Okay, before we wrap up, let's talk about some common mistakes. First, make sure you're multiplying both the numerator and the denominator by the same value. It's a fundamental rule that students often overlook. If you only multiply the denominator, you're changing the value of the fraction, which is a big no-no. Second, don't forget to simplify your final answer. Many students get to the correct rationalized form but fail to reduce the fraction if there's a common factor in the numerator and denominator. Also, be careful with signs. Losing a negative sign in the process is easy to do, so double-check your work! And finally, don't try to rationalize a term that's already rational! It seems obvious, but it can happen if you're rushing through the steps. Just take your time, show your work, and double-check your answers. Avoiding these common pitfalls will make you an expert at rationalizing denominators.

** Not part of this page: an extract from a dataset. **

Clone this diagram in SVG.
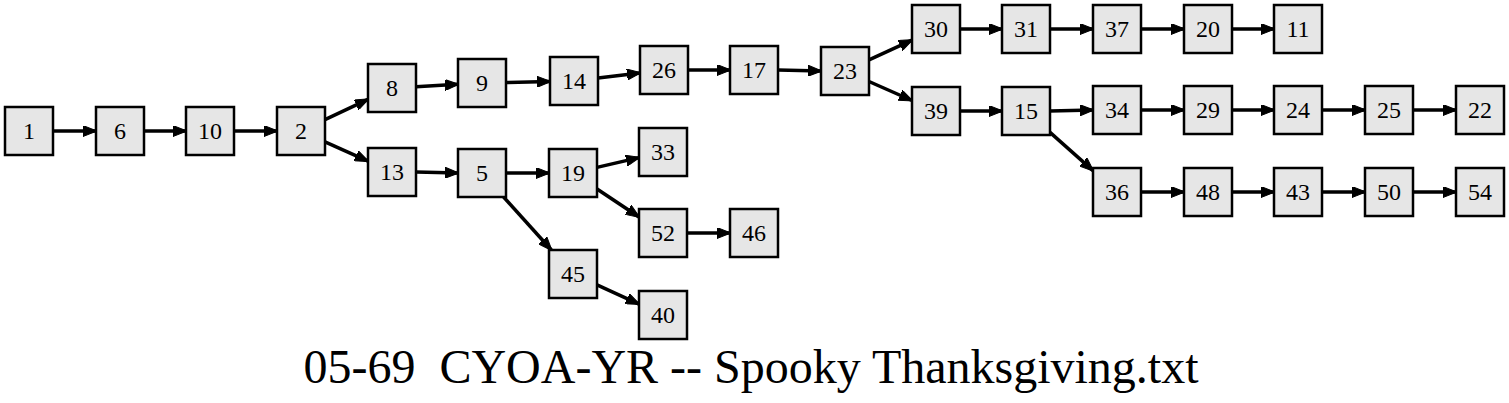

Conclusion: You've Got This!

Well done, guys! You've made it through the guide on rationalizing denominators. We've gone over the definition, discussed why it's important, and worked through several examples. Remember the key steps: Identify the radical in the denominator, multiply both the numerator and the denominator by a clever form of 1 (usually the radical itself), and simplify. With practice, you'll find this skill becoming second nature. You are now equipped to tackle problems with confidence. Keep practicing, and you'll be a pro in no time! Keep up the great work, and good luck with your math studies! And always, always show your work!